Udell holds a triple-scoop ice cream cone back in the early days of the shop.

Jaxson's Ice Cream Parlor & Restaurant prides itself on its huge servings.

Udell moved his family in the mid-'40s from Connecticut with a dream of starting an ice cream shop featuring dozens of old family recipes. Ten years later, that dream came true when he opened up Jaxson's Ice Cream Parlor & Restaurant just south of Fort Lauderdale in Dania Beach, Florida.

Back in those days, Udell had to do just about everything to keep his small business going. "I made the ice cream myself, and I worked in the kitchen," he says with a broad smile on his face. "At night, I'd work on the fountain. I put in a lot of time." Slowly, Jaxson's started to expand as word spread about the parlor serving up not only enormous servings of freshly prepared ice cream but also large portions of sandwiches, burgers, hot dogs and fries. Udell says that's what made his parlor special. He knew the only way to succeed was to be different from everyone else. He decided to start serving up the largest scoops of ice cream in town.

He's proud to say that nothing has changed in more than 50 years -- with one exception. "A double-dip ice cream cone was 15 cents," recalls Udell. "A fudge sundae was 45 cents, and an ice cream soda was a quarter for our generous portions that we still serve today. The only thing that changes is the prices."

The ice cream that is served at Jaxson's is still made in the back of the store in machines that are just like the ones he used when he opened back in the mid-1950s.

"It's still made right here like it used to be made with all the good fruit and nuts," says Udell. "And we haven't changed a thing. All our ice cream, all our toppings, and all our syrups ... everything is made here on the premises.

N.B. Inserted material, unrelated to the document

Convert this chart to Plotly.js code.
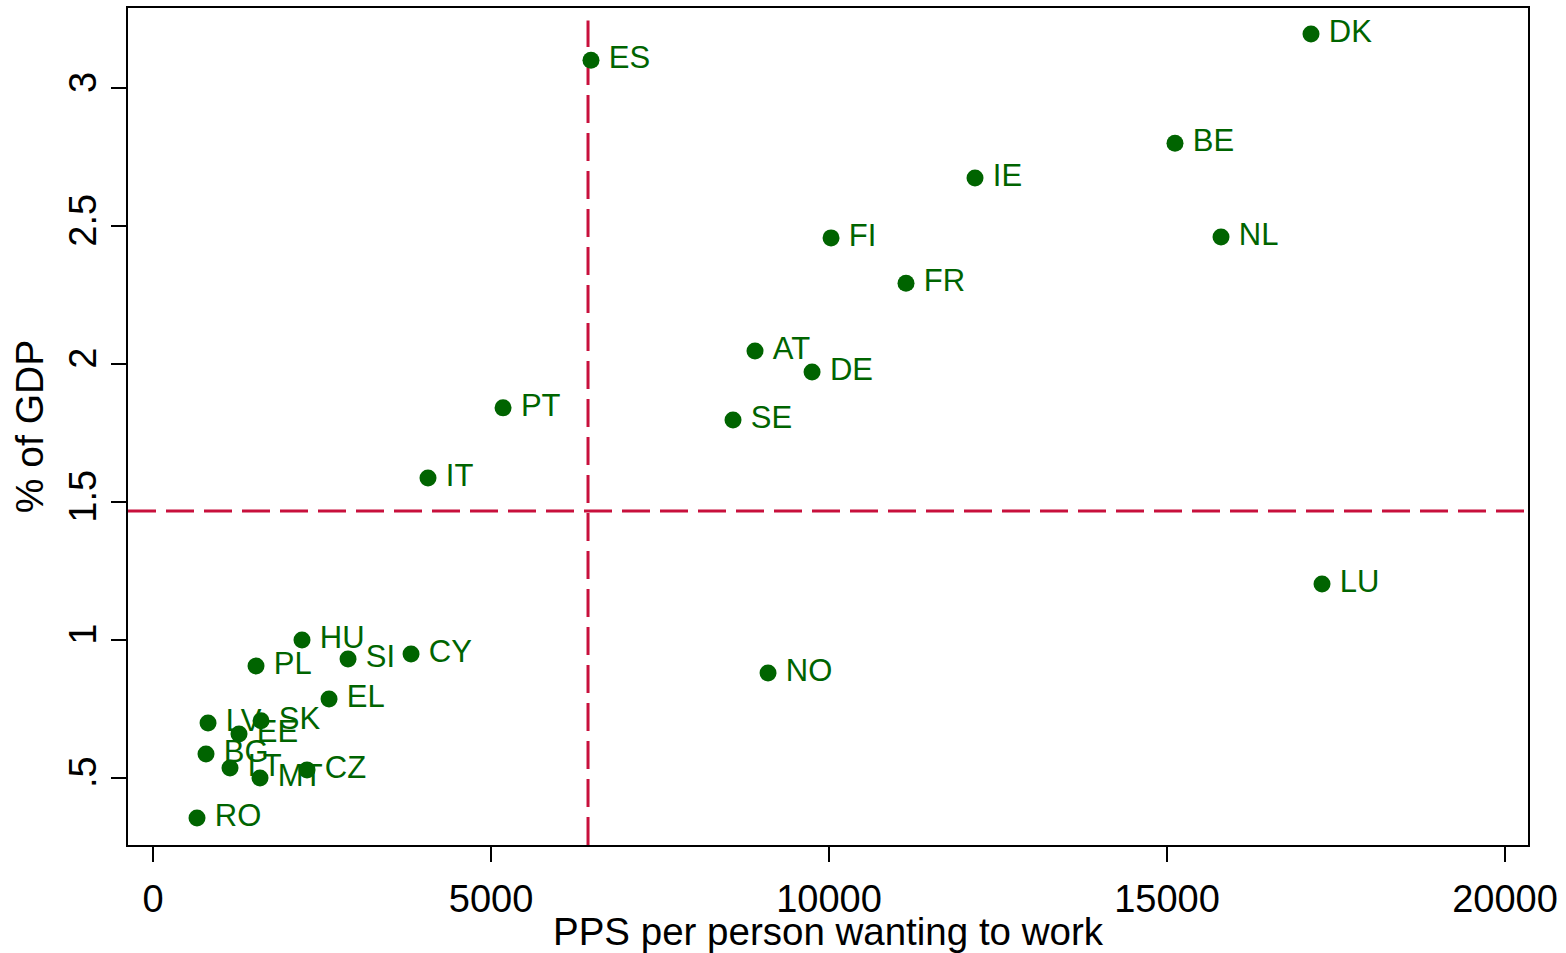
<!DOCTYPE html>
<html>
<head>
<meta charset="utf-8">
<script src="https://cdn.plot.ly/plotly-3.0.1.min.js"></script>
<style>html,body{margin:0;padding:0;background:#fff;} #chart{width:1566px;height:953px;}</style>
</head>
<body>
<div id="chart"></div>
<script>
const countries = ["DK","ES","BE","IE","NL","FI","FR","AT","DE","SE","PT","IT","LU","NO","HU","SI","CY","PL","EL","LV","SK","EE","BG","LT","MT","CZ","RO"];
const ppsPerPerson = [17130,6479,15118,12160,15799,10030,11139,8905,9749,8580,5178,4068,17293,9098,2204,2885,3817,1524,2604,814,1598,1272,784,1139,1583,2278,651];
const pctGDP = [3.196,3.101,2.80,2.674,2.46,2.457,2.293,2.047,1.971,1.797,1.841,1.587,1.203,0.880,1.0,0.931,0.949,0.906,0.786,0.699,0.707,0.659,0.587,0.536,0.50,0.529,0.355];
const meanPPS = 6435;
const meanGDP = 1.467;
const yTickVals = [0.5,1,1.5,2,2.5,3];
const yTickText = [".5","1","1.5","2","2.5","3"];
const xTickVals = [0,5000,10000,15000,20000];
const xTickText = ["0","5000","10000","15000","20000"];

const green = "#006400";
const red = "#C8103C";
const fontFam = "Liberation Sans, Arial, sans-serif";

const trace = {
  type: "scatter",
  mode: "markers+text",
  x: ppsPerPerson,
  y: pctGDP,
  text: countries.map(c => "\u2009" + c),
  textposition: "middle right",
  textfont: {family: fontFam, size: 31, color: green},
  marker: {color: green, size: 17},
  hoverinfo: "x+y+text",
  cliponaxis: false
};

const layout = {
  width: 1566, height: 953,
  margin: {l: 128, r: 38, t: 8, b: 108},
  paper_bgcolor: "#fff", plot_bgcolor: "#fff",
  showlegend: false,
  font: {family: fontFam, color: "#000"},
  xaxis: {
    range: [-370, 20340],
    tickvals: xTickVals, ticktext: xTickText,
    ticks: "outside", ticklen: 15, tickwidth: 1.5, tickcolor: "#000",
    showgrid: false, zeroline: false,
    showline: true, linecolor: "#000", linewidth: 2, mirror: true,
    tickfont: {size: 38, family: fontFam, color: "#000"},
    ticklabelstandoff: 4,
    title: {text: "PPS per person wanting to work", font: {size: 38.5, family: fontFam, color: "#000"}, standoff: 2}
  },
  yaxis: {
    range: [0.257, 3.29],
    tickvals: yTickVals, ticktext: yTickText,
    tickangle: -90,
    ticks: "outside", ticklen: 15, tickwidth: 1.5, tickcolor: "#000",
    showgrid: false, zeroline: false,
    showline: true, linecolor: "#000", linewidth: 2, mirror: true,
    tickfont: {size: 38, family: fontFam, color: "#000"},
    title: {text: "% of GDP", font: {size: 39, family: fontFam, color: "#000"}, standoff: 6}
  },
  shapes: [
    {type: "line", xref: "x", yref: "paper", x0: meanPPS, x1: meanPPS, y0: 0, y1: 0.985, line: {color: red, width: 3, dash: "28px,10px"}, layer: "below"},
    {type: "line", xref: "paper", yref: "y", x0: 0, x1: 1, y0: meanGDP, y1: meanGDP, line: {color: red, width: 3, dash: "28px,10px"}, layer: "below"}
  ]
};

Plotly.newPlot("chart", [trace], layout, {displayModeBar: false, staticPlot: true});
</script>
</body>
</html>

We still do it the old-fashioned way."

That's exactly what keeps patrons coming back for more.

"The location is a landmark," Udell proudly states as he nods his head back and forth. "People know it! When they get off the plane, they stop here. That's their first stop and last stop."

And what ice cream creations are the people getting off the planes looking for? How about the Caramel Pecan Supreme. Or the Maple Walnut Delight. There's even one dish called "Sweetheart (Ain't She Sweet)," which has three scoops of vanilla ice cream, hot butterscotch fudge and a marshmallow sauce, plus a few other ingredients.

For those big birthday parties, you can try a dessert called "The Original Kitchen Sink," which comes in a big dish shaped like a -- you guessed it -- kitchen sink.

There's even the Punch Bowl that can serve a dozen people at a time.

"I want to be different, and I know how to be different," says Udell. "That's my success." Video Watch as the shop serves up ice cream »

Attracting customers hasn't seemed to be much of a problem for Udell. He's created his own little niche in the ice cream parlor business. "We've had down times and good times with the economy," he says. "But we always manage to make a living."


And it's that will to succeed that's kept him going all of these years. "It's about six weeks since I had my quadruple bypass surgery," the 82-year-old Udell says in a low voice. "And here I am today, lucky to be here. I'm coming back to work as soon as the doctor releases me."

"I'm going to be here as long as I can," he slowly continues, "I hope another fifty years."